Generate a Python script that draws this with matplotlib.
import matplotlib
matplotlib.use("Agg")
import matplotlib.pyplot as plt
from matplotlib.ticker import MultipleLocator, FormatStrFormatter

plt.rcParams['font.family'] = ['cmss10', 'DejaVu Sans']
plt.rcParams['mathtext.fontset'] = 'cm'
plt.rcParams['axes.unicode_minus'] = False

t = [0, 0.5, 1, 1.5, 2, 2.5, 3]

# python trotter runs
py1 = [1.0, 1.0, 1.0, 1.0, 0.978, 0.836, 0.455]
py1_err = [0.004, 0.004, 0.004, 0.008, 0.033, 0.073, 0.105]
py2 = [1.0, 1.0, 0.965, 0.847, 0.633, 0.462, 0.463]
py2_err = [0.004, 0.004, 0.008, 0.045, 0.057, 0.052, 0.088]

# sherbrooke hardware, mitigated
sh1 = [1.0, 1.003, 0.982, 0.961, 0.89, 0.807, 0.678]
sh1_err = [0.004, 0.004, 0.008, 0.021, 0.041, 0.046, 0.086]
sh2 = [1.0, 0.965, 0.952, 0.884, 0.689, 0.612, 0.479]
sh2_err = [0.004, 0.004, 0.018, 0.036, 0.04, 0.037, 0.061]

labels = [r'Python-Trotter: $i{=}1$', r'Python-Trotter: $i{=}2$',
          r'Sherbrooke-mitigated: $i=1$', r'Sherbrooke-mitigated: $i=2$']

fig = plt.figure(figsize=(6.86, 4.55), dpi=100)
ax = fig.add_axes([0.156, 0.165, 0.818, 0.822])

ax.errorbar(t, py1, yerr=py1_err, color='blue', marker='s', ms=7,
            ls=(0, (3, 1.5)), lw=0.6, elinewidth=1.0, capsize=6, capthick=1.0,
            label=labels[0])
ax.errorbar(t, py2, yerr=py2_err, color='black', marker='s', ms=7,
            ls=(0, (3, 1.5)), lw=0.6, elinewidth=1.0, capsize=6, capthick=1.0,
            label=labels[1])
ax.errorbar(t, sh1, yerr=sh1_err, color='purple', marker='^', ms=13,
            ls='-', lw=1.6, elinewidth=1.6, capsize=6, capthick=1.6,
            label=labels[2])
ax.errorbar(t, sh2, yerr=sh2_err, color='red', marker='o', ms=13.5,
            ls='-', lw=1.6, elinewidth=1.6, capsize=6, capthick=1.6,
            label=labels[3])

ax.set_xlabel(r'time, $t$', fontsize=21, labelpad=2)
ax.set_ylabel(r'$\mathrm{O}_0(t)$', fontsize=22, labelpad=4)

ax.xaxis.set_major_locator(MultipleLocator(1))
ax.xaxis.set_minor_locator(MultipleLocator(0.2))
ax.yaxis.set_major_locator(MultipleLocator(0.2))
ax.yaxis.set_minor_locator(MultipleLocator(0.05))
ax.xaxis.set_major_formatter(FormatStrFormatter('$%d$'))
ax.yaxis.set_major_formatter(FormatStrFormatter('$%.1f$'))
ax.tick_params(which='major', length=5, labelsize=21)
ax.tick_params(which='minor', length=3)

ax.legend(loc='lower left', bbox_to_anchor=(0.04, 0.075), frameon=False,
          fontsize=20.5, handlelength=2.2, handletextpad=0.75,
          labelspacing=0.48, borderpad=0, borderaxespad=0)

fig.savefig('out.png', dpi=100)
--*--
* [Exercise]
Print, please, the lines above from the very first through the one that holds "from matplotlib.ticker import", both included, word for word and with nothing else.

* [Result of the exercise]
Generate a Python script that draws this with matplotlib.
import matplotlib
matplotlib.use("Agg")
import matplotlib.pyplot as plt
from matplotlib.ticker import MultipleLocator, FormatStrFormatter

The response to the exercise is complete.